> **WRITTEN PROBLEM**
Return all the data below as it stands, minus the pictures.

> **DATASET EXTRACT**
>> BEGIN
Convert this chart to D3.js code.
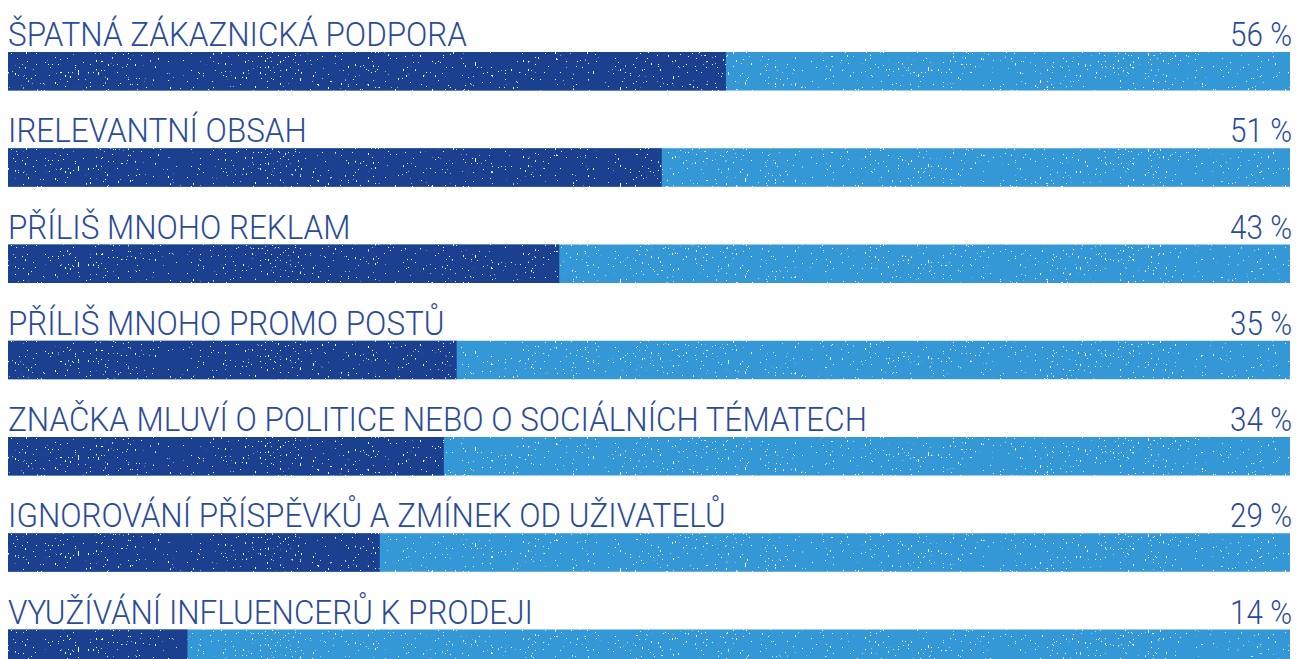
<!DOCTYPE html>
<html lang="cs">
<head>
  <meta charset="UTF-8">
  <title>Důvody</title>
  <script src="https://d3js.org/d3.v7.min.js"></script>
  <style>
    body{
      margin:0;
      background:#ffffff;
    }
    /* thin uppercase labels */
    .label{
      font-family: Roboto, "Open Sans", sans-serif;
      font-weight: 300;
      font-size: 34px;
      fill: #2a4b99;
    }
  </style>
</head>
<body>
<div id="chart"></div>
<script>
// data
var categories = [
  "ŠPATNÁ ZÁKAZNICKÁ PODPORA",
  "IRELEVANTNÍ OBSAH",
  "PŘÍLIŠ MNOHO REKLAM",
  "PŘÍLIŠ MNOHO PROMO POSTŮ",
  "ZNAČKA MLUVÍ O POLITICE NEBO O SOCIÁLNÍCH TÉMATECH",
  "IGNOROVÁNÍ PŘÍSPĚVKŮ A ZMÍNEK OD UŽIVATELŮ",
  "VYUŽÍVÁNÍ INFLUENCERŮ K PRODEJI"
];
var values = [56, 51, 43, 35, 34, 29, 14];
var valueLabels = ["56 %", "51 %", "43 %", "35 %", "34 %", "29 %", "14 %"];

var width = 1308;
var height = 659;
var left = 8;
var right = 1290;
var darkBlue = "#1f4190";
var lightBlue = "#3598d6";

var svg = d3.select("#chart").append("svg")
  .attr("width", width)
  .attr("height", height);

// sparse white specks like the printed texture
var defs = svg.append("defs");
var filt = defs.append("filter").attr("id", "grain")
  .attr("x", 0).attr("y", 0).attr("width", 1).attr("height", 1);
filt.append("feTurbulence")
  .attr("type", "fractalNoise")
  .attr("baseFrequency", "0.6 0.35")
  .attr("numOctaves", 2)
  .attr("seed", 7)
  .attr("result", "noise");
filt.append("feColorMatrix")
  .attr("in", "noise")
  .attr("type", "matrix")
  .attr("values", "0 0 0 0 1  0 0 0 0 1  0 0 0 0 1  40 0 0 0 -29")
  .attr("result", "spots");
filt.append("feComposite")
  .attr("in", "spots").attr("in2", "SourceGraphic")
  .attr("operator", "atop");

// scales
var x = d3.scaleLinear()
  .domain([0, 100])
  .range([left, right]);

var y = d3.scaleBand()
  .domain(categories)
  .range([52, 668])
  .paddingInner(0.6)
  .paddingOuter(0)
  .align(0);

var rows = svg.selectAll("g.row")
  .data(categories)
  .enter()
  .append("g")
    .attr("class", "row")
    .attr("transform", function(d){ return "translate(0," + y(d) + ")"; });

// full (light) bar
rows.append("rect")
  .attr("x", x(0))
  .attr("y", 0)
  .attr("width", x(100) - x(0))
  .attr("height", y.bandwidth())
  .attr("fill", lightBlue)
  .attr("filter", "url(#grain)");

// value (dark) bar
rows.append("rect")
  .attr("x", x(0))
  .attr("y", 0)
  .attr("width", function(d, i){ return x(values[i]) - x(0); })
  .attr("height", y.bandwidth())
  .attr("fill", darkBlue)
  .attr("filter", "url(#grain)");

// category text, squeezed a bit to look condensed
rows.append("text")
  .attr("class", "label")
  .attr("transform", "translate(" + left + ",-6) scale(0.925,1)")
  .text(function(d){ return d; });

// percent text on the right
rows.append("text")
  .attr("class", "label")
  .attr("text-anchor", "end")
  .attr("transform", "translate(" + (right + 2) + ",-6) scale(0.87,1)")
  .text(function(d, i){ return valueLabels[i]; });
</script>
</body>
</html>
>> END
> **WRITTEN SOLUTION**
Convert this chart to D3.js code.
<!DOCTYPE html>
<html lang="cs">
<head>
  <meta charset="UTF-8">
  <title>Důvody</title>
  <script src="https://d3js.org/d3.v7.min.js"></script>
  <style>
    body{
      margin:0;
      background:#ffffff;
    }
    /* thin uppercase labels */
    .label{
      font-family: Roboto, "Open Sans", sans-serif;
      font-weight: 300;
      font-size: 34px;
      fill: #2a4b99;
    }
  </style>
</head>
<body>
<div id="chart"></div>
<script>
// data
var categories = [
  "ŠPATNÁ ZÁKAZNICKÁ PODPORA",
  "IRELEVANTNÍ OBSAH",
  "PŘÍLIŠ MNOHO REKLAM",
  "PŘÍLIŠ MNOHO PROMO POSTŮ",
  "ZNAČKA MLUVÍ O POLITICE NEBO O SOCIÁLNÍCH TÉMATECH",
  "IGNOROVÁNÍ PŘÍSPĚVKŮ A ZMÍNEK OD UŽIVATELŮ",
  "VYUŽÍVÁNÍ INFLUENCERŮ K PRODEJI"
];
var values = [56, 51, 43, 35, 34, 29, 14];
var valueLabels = ["56 %", "51 %", "43 %", "35 %", "34 %", "29 %", "14 %"];

var width = 1308;
var height = 659;
var left = 8;
var right = 1290;
var darkBlue = "#1f4190";
var lightBlue = "#3598d6";

var svg = d3.select("#chart").append("svg")
  .attr("width", width)
  .attr("height", height);

// sparse white specks like the printed texture
var defs = svg.append("defs");
var filt = defs.append("filter").attr("id", "grain")
  .attr("x", 0).attr("y", 0).attr("width", 1).attr("height", 1);
filt.append("feTurbulence")
  .attr("type", "fractalNoise")
  .attr("baseFrequency", "0.6 0.35")
  .attr("numOctaves", 2)
  .attr("seed", 7)
  .attr("result", "noise");
filt.append("feColorMatrix")
  .attr("in", "noise")
  .attr("type", "matrix")
  .attr("values", "0 0 0 0 1  0 0 0 0 1  0 0 0 0 1  40 0 0 0 -29")
  .attr("result", "spots");
filt.append("feComposite")
  .attr("in", "spots").attr("in2", "SourceGraphic")
  .attr("operator", "atop");

// scales
var x = d3.scaleLinear()
  .domain([0, 100])
  .range([left, right]);

var y = d3.scaleBand()
  .domain(categories)
  .range([52, 668])
  .paddingInner(0.6)
  .paddingOuter(0)
  .align(0);

var rows = svg.selectAll("g.row")
  .data(categories)
  .enter()
  .append("g")
    .attr("class", "row")
    .attr("transform", function(d){ return "translate(0," + y(d) + ")"; });

// full (light) bar
rows.append("rect")
  .attr("x", x(0))
  .attr("y", 0)
  .attr("width", x(100) - x(0))
  .attr("height", y.bandwidth())
  .attr("fill", lightBlue)
  .attr("filter", "url(#grain)");

// value (dark) bar
rows.append("rect")
  .attr("x", x(0))
  .attr("y", 0)
  .attr("width", function(d, i){ return x(values[i]) - x(0); })
  .attr("height", y.bandwidth())
  .attr("fill", darkBlue)
  .attr("filter", "url(#grain)");

// category text, squeezed a bit to look condensed
rows.append("text")
  .attr("class", "label")
  .attr("transform", "translate(" + left + ",-6) scale(0.925,1)")
  .text(function(d){ return d; });

// percent text on the right
rows.append("text")
  .attr("class", "label")
  .attr("text-anchor", "end")
  .attr("transform", "translate(" + (right + 2) + ",-6) scale(0.87,1)")
  .text(function(d, i){ return valueLabels[i]; });
</script>
</body>
</html>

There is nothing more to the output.